With this trip, which he will cap with a speech to Orbán’s far-right party, Carlson has become the face of right-wing support for the authoritarian regime. But praise for Orbán’s illiberal authoritarianism is widespread on the right. In part that is because they share common enemies: liberal politicians, immigrants, and George Soros, the Hungarian-born philanthropist who has become the most prominent boogeyman of both Orbán and the US right. But it is also because many on the right see something to admire in the authoritarian leader, a model they hope to replicate in the US — most importantly, how to sidestep democracy while still praising it.
Hungary, which became a bellwether for the crisis of democracy in Europe and the US when Orbán took power a decade ago, has become the touchstone for illiberal nationalists in Europe and the US. And Orbán’s regime has, in turn, reached out to the US right to gain legitimacy within US politics, something Carlson and others are happily providing.
This relationship between right-wing media figures and authoritarian leaders is not unprecedented. For the right, building relations with authoritarian regimes has been a way to support policies no longer — or not yet — acceptable in the US, a way to learn from foreign leaders, offer much-needed support and project their political fantasies for the US on another nation free of the constraints of American law and tradition.
This was especially true in the 1970s with the apartheid nations of South Africa and Rhodesia. Like Orbán, who has lobbied for years to win over Carlson, the leaders of these countries sought support from right-wing media. They quickly found it. Upset at the heavy criticism and sanctions facing these Cold War allies for their racist governments, conservative outlets like the magazine National Review, the newsweekly Human Events, and the radio show The Manion Forum rushed to South Africa and Rhodesia’s defense. Manion, whose weekly radio show had been airing nationwide since 1954, sat down for repeated interviews with pro-apartheid leaders in the late 1960s and 1970s, including Rhodesian Prime Minister Ian Smith and members of parliament, military officials and journalists from South Africa, all of whom argued in defense of their White-led system of government.
In conservative publications like National Review and Human Events, defenses of White rule in Rhodesia and South Africa replaced the no-longer-respectable arguments for White rule in the US that once graced the magazine’s pages. James J. Kilpatrick, who in the early 1960s had regularly written in National Review in defense of segregation, by 1965 had trained his sights on the fight for Black political equality in Rhodesia. “They fancy that all men are created equal,” he wrote of activists pushing for voting reforms in Rhodesia. “It is not so; it has never been so.” He continued, “Where, then, does the notion arise that the untutored blacks of Rhodesia are prepared for the heavy responsibilities it is proposed to put upon them?” Apartheid, though imperfect, seemed to be the answer.

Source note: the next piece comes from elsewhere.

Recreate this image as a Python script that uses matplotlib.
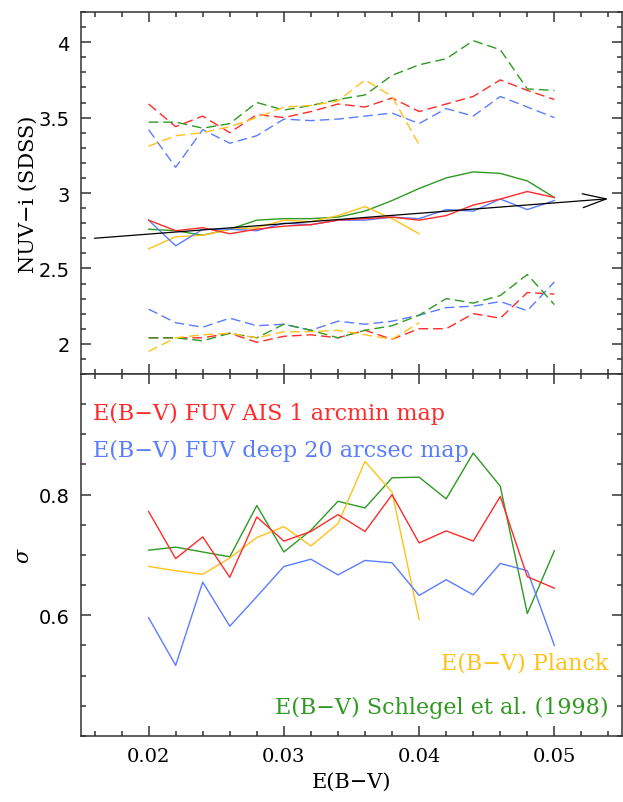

There was also a certain sort of longing in the way conservatives like Kilpatrick wrote about South Africa and Rhodesia. In a glowing profile of Rhodesia for National Review, he praised “the atmosphere of a peaceful law and order that astounds the visitor fresh from Washington or New York,” where violent crime was on the rise. Perhaps, he suggested, Rhodesian leaders understood something about peace and stability that Americans who had rushed to enact anti-discrimination legislation did not.
That same sort of longing threads through conservative praise of Hungary, where immigration restriction and Hungary-first politics have been attained through pseudo-democratic authoritarian rule. But for right-wing activists in the US, who claim to be populists yet remain suspicious of democracy, that authoritarianism is a selling point rather than a flaw. As many on the right work to enact laws in the US to protect elections from voters, pack courts with partisan judges, and construct loyal propaganda outlets, they turn to Hungary as both inspiration and ally.
As he opened his program in Budapest, Carlson told his audience that if they cared about democracy, they should watch what’s happening in Hungary. That’s true, though not the way he means it: if you care about democracy, the blueprint for its destruction is on display there, and right-wing propagandists like Carlson are taking careful notes.